Summary:

NRG Energy is kicking off what it calls the first, privately funded, plug-in electric vehicle charging network in the U.S. in the country’s oil state: Texas. On Friday morning, NRG Energy officially started up the first charger in the network at a Walgreens.

NRG Energy's eVgo charger at a Walgreens

NRG Energy's eVgo charger at a Walgreens

NRG Energy is kicking off what it calls the first privately funded, plug-in electric vehicle charging network in the U.S. in the country’s oil state: Texas. On Friday morning, NRG Energy officially started up the first fast charger in the network in Dallas, which will include 70 so-called “Freedom Stations” in the Dallas/Fort Worth area, and 50 in Houston by the end of 2012, as well as stations alongside the Interstate 45 corridor in 2012.

The first fast charging station is at a Walgreens  at 5201 Belt Line Road at Montfort Drive in Dallas. NRG Energy CEO David Crane compared the launch to “taking a page from Southwest Airlines when they started out 40 years ago to link the major population centers in Texas.” (Crane will be speaking at our Green:Net event on April 21 in San Francisco.) Other stations will be built at locations like Best Buys, around the Memorial City Mall, and at the Park ‘N Fly. NRG has teamed up with car charger maker Aerovironment and infrastructure provider GE.

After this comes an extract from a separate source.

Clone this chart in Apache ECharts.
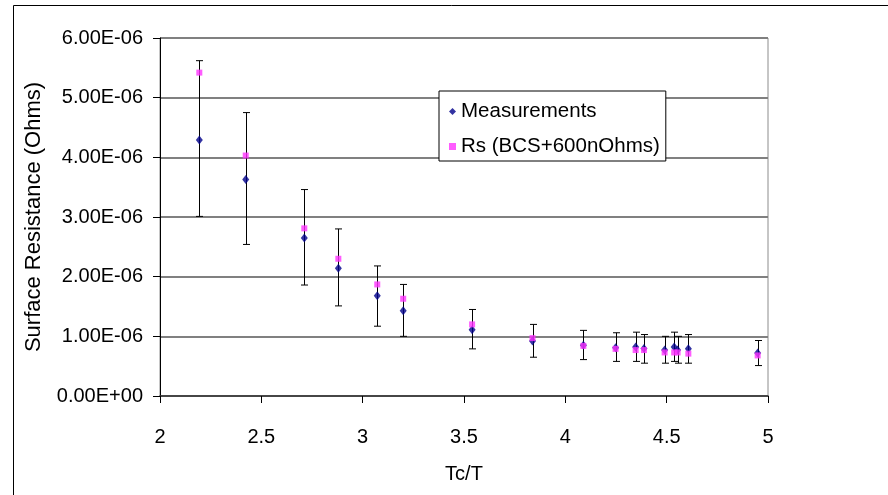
<!DOCTYPE html>
<html>
<head>
<meta charset="utf-8">
<script src="https://cdn.jsdelivr.net/npm/echarts@6/dist/echarts.min.js"></script>
<style>
html,body{margin:0;padding:0;background:#fff;}
#chart{width:888px;height:495px;}
</style>
</head>
<body>
<div id="chart"></div>
<script>
// Tc/T values
const tcOverT = [2.194, 2.423, 2.712, 2.880, 3.072, 3.200, 3.540, 3.838, 4.089, 4.248, 4.347, 4.388, 4.490, 4.537, 4.554, 4.607, 4.949];
// Measured surface resistance (Ohms)
const measurements = [4.29e-6, 3.63e-6, 2.65e-6, 2.14e-6, 1.68e-6, 1.43e-6, 1.11e-6, 0.92e-6, 0.85e-6, 0.81e-6, 0.82e-6, 0.795e-6, 0.77e-6, 0.82e-6, 0.77e-6, 0.79e-6, 0.72e-6];
// Rs (BCS + 600 nOhms)
const rsModel = [5.42e-6, 4.03e-6, 2.81e-6, 2.30e-6, 1.87e-6, 1.63e-6, 1.20e-6, 0.97e-6, 0.84e-6, 0.79e-6, 0.77e-6, 0.77e-6, 0.73e-6, 0.73e-6, 0.73e-6, 0.71e-6, 0.68e-6];
// Error bar limits of the measurements
const errHigh = [5.62e-6, 4.75e-6, 3.46e-6, 2.80e-6, 2.18e-6, 1.87e-6, 1.45e-6, 1.20e-6, 1.10e-6, 1.06e-6, 1.07e-6, 1.03e-6, 1.00e-6, 1.07e-6, 1.00e-6, 1.03e-6, 0.93e-6];
const errLow = [3.01e-6, 2.54e-6, 1.86e-6, 1.51e-6, 1.17e-6, 1.00e-6, 0.79e-6, 0.65e-6, 0.61e-6, 0.58e-6, 0.58e-6, 0.55e-6, 0.55e-6, 0.58e-6, 0.55e-6, 0.55e-6, 0.51e-6];
// Axis settings
const xTicks = [2, 2.5, 3, 3.5, 4, 4.5, 5];
const yTicks = [0, 1e-6, 2e-6, 3e-6, 4e-6, 5e-6, 6e-6];

const FONT = '"Liberation Sans", Arial, Helvetica, sans-serif';

function sci(v) {
  let s = Number(v).toExponential(2).toUpperCase();
  const m = s.match(/^(-?[\d.]+)E([+-])(\d+)$/);
  if (!m) return s;
  let e = m[3];
  if (e.length < 2) e = '0' + e;
  return m[1] + 'E' + m[2] + e;
}

const chart = echarts.init(document.getElementById('chart'), null, {renderer: 'canvas'});

const measData = tcOverT.map((x, i) => [x, measurements[i]]);
const rsData = tcOverT.map((x, i) => [x, rsModel[i]]);
const errData = tcOverT.map((x, i) => [x, errLow[i], errHigh[i]]);

chart.setOption({
  animation: false,
  backgroundColor: '#fff',
  textStyle: {fontFamily: FONT},
  graphic: [{
    type: 'rect',
    shape: {x: 13.5, y: 5.5, width: 900, height: 520},
    style: {fill: 'none', stroke: '#000', lineWidth: 1},
    z: -10, silent: true
  }],
  grid: {
    left: 160, top: 38, right: 120, bottom: 99,
    show: true, borderColor: '#8c8c8c', borderWidth: 1, backgroundColor: 'transparent'
  },
  legend: {
    left: 439, top: 91,
    orient: 'vertical',
    backgroundColor: '#fff',
    borderColor: '#000', borderWidth: 1,
    padding: [10, 6, 4, 10],
    itemWidth: 7, itemHeight: 7, itemGap: 14, itemTextGap: 7,
    textStyle: {fontFamily: FONT, fontSize: 20.5, color: '#000'},
    data: [
      {name: 'Measurements', icon: 'diamond', itemStyle: {color: '#00008B'}},
      {name: 'Rs (BCS+600nOhms)', icon: 'rect', itemStyle: {color: '#FF33FF'}}
    ]
  },
  xAxis: {
    type: 'value', min: xTicks[0], max: xTicks[xTicks.length - 1], interval: 0.5,
    name: 'Tc/T', nameLocation: 'middle', nameGap: 68,
    nameTextStyle: {fontFamily: FONT, fontSize: 20, color: '#000'},
    axisLine: {show: true, onZero: false, lineStyle: {color: '#333', width: 1.5}},
    axisTick: {show: true, length: 7, inside: false, lineStyle: {color: '#000', width: 1}},
    axisLabel: {margin: 31, fontFamily: FONT, fontSize: 20, color: '#000', formatter: v => String(v)},
    splitLine: {show: false}
  },
  yAxis: {
    type: 'value', min: yTicks[0], max: yTicks[yTicks.length - 1], interval: 1e-6,
    name: 'Surface Resistance (Ohms)', nameLocation: 'middle', nameGap: 115, nameRotate: 90,
    nameTextStyle: {fontFamily: FONT, fontSize: 22, color: '#000'},
    axisLine: {show: true, onZero: false, lineStyle: {color: '#000', width: 1}},
    axisTick: {show: true, length: 7, inside: false, lineStyle: {color: '#000', width: 1}},
    axisLabel: {margin: 17, fontFamily: FONT, fontSize: 20, color: '#000', formatter: v => sci(v)},
    splitLine: {show: true, lineStyle: {color: '#808080', width: 2}}
  },
  series: [
    {
      name: 'errorbars', type: 'custom', z: 1, silent: true,
      renderItem: function (params, api) {
        const x = api.value(0);
        const lo = api.coord([x, api.value(1)]);
        const hi = api.coord([x, api.value(2)]);
        const cx = Math.round(lo[0]) + 0.5;
        const cap = 3.5;
        const st = {stroke: '#000', lineWidth: 1};
        return {
          type: 'group',
          children: [
            {type: 'line', shape: {x1: cx, y1: hi[1], x2: cx, y2: lo[1]}, style: st},
            {type: 'line', shape: {x1: cx - cap, y1: hi[1], x2: cx + cap, y2: hi[1]}, style: st},
            {type: 'line', shape: {x1: cx - cap, y1: lo[1], x2: cx + cap, y2: lo[1]}, style: st}
          ]
        };
      },
      encode: {x: 0, y: [1, 2]},
      data: errData
    },
    {
      name: 'Measurements', type: 'scatter', z: 2,
      symbol: 'diamond', symbolSize: [7, 9],
      itemStyle: {color: '#00008B'},
      data: measData
    },
    {
      name: 'Rs (BCS+600nOhms)', type: 'scatter', z: 3,
      symbol: 'rect', symbolSize: 6,
      itemStyle: {color: '#FF33FF'},
      data: rsData
    }
  ]
});
</script>
</body>
</html>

For NRG’s “eVgo” electric car charging network, the power company is taking a page from the cellphone industry in charging flat monthly rates for a variety of different uses of charging. Charging plans for eVgo will range from $50 to $90 a month on fixed three-year contracts, with the cheaper rates for people who only want “Level 2” chargers, capable of adding about 25 miles of range per hour of charging, installed at their homes. The more expensive plans give access to the publicly located chargers, which will be fast chargers capable of adding some 30 miles of range in as few as 10 minutes.

These flat, fixed monthly charges — a common attribute to electricity plans in Texas’ deregulated market — are expected to earn NRG a profit over the lifetime of the contracts. Crane has said he hopes to have about 1,000 customers signed up in about a year.

Nissan North America has agreed to make eVgo charging services the exclusive charging option for Houston-area buyers of the Nissan LEAF electric sedan. Other automotive partners include Smart USA.

The electric charging network is a big bet for NRG. Crane has spoken on how he thinks the future of the green technology industry rests on consumers, and a big part of that will be how consumers embrace electric vehicles. “The green technology industry needs to improve its interface with the American consumer.” So true.